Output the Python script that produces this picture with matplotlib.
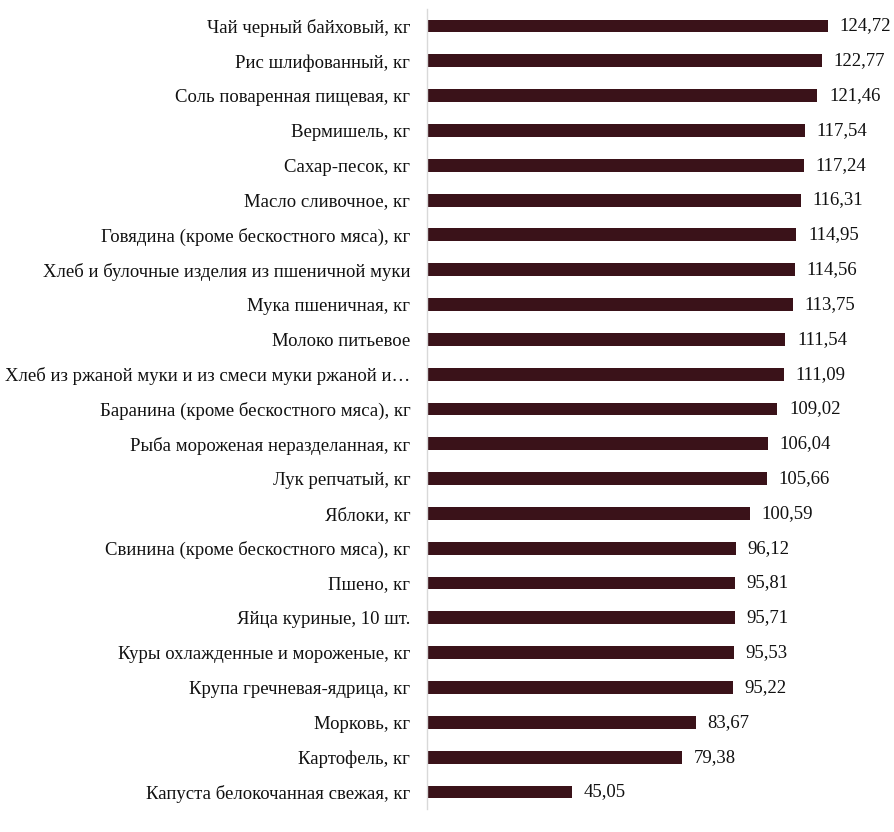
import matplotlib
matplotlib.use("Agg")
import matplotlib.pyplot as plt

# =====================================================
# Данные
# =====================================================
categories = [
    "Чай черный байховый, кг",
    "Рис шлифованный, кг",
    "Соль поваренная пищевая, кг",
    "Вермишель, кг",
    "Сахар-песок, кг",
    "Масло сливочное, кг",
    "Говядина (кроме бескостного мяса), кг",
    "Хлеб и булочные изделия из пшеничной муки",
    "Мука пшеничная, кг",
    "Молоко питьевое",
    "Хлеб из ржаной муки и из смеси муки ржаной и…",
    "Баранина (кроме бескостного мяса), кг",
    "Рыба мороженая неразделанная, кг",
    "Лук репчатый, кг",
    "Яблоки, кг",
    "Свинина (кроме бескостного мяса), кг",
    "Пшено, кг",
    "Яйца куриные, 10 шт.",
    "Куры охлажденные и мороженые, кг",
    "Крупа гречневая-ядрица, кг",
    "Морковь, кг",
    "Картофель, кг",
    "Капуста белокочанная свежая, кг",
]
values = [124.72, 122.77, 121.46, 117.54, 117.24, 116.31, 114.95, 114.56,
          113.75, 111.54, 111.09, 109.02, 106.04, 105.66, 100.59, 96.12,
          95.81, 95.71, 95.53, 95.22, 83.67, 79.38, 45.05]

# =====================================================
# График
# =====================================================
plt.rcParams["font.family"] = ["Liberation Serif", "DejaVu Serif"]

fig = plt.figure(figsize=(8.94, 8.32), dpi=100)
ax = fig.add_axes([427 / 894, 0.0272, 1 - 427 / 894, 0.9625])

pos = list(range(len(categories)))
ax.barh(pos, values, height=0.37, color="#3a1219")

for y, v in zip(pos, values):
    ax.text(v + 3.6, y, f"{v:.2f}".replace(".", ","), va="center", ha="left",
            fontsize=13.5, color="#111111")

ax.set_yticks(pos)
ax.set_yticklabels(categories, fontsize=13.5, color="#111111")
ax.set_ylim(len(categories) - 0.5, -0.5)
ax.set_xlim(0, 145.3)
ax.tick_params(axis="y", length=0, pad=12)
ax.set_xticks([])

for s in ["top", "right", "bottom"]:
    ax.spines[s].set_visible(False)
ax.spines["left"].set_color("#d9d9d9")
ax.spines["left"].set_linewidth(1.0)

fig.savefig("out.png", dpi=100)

- [Required task] Please write out all of the material above without changing a word, and omit any pictures.

- [Result of this exercise]
Output the Python script that produces this picture with matplotlib.
import matplotlib
matplotlib.use("Agg")
import matplotlib.pyplot as plt

# =====================================================
# Данные
# =====================================================
categories = [
    "Чай черный байховый, кг",
    "Рис шлифованный, кг",
    "Соль поваренная пищевая, кг",
    "Вермишель, кг",
    "Сахар-песок, кг",
    "Масло сливочное, кг",
    "Говядина (кроме бескостного мяса), кг",
    "Хлеб и булочные изделия из пшеничной муки",
    "Мука пшеничная, кг",
    "Молоко питьевое",
    "Хлеб из ржаной муки и из смеси муки ржаной и…",
    "Баранина (кроме бескостного мяса), кг",
    "Рыба мороженая неразделанная, кг",
    "Лук репчатый, кг",
    "Яблоки, кг",
    "Свинина (кроме бескостного мяса), кг",
    "Пшено, кг",
    "Яйца куриные, 10 шт.",
    "Куры охлажденные и мороженые, кг",
    "Крупа гречневая-ядрица, кг",
    "Морковь, кг",
    "Картофель, кг",
    "Капуста белокочанная свежая, кг",
]
values = [124.72, 122.77, 121.46, 117.54, 117.24, 116.31, 114.95, 114.56,
          113.75, 111.54, 111.09, 109.02, 106.04, 105.66, 100.59, 96.12,
          95.81, 95.71, 95.53, 95.22, 83.67, 79.38, 45.05]

# =====================================================
# График
# =====================================================
plt.rcParams["font.family"] = ["Liberation Serif", "DejaVu Serif"]

fig = plt.figure(figsize=(8.94, 8.32), dpi=100)
ax = fig.add_axes([427 / 894, 0.0272, 1 - 427 / 894, 0.9625])

pos = list(range(len(categories)))
ax.barh(pos, values, height=0.37, color="#3a1219")

for y, v in zip(pos, values):
    ax.text(v + 3.6, y, f"{v:.2f}".replace(".", ","), va="center", ha="left",
            fontsize=13.5, color="#111111")

ax.set_yticks(pos)
ax.set_yticklabels(categories, fontsize=13.5, color="#111111")
ax.set_ylim(len(categories) - 0.5, -0.5)
ax.set_xlim(0, 145.3)
ax.tick_params(axis="y", length=0, pad=12)
ax.set_xticks([])

for s in ["top", "right", "bottom"]:
    ax.spines[s].set_visible(False)
ax.spines["left"].set_color("#d9d9d9")
ax.spines["left"].set_linewidth(1.0)

fig.savefig("out.png", dpi=100)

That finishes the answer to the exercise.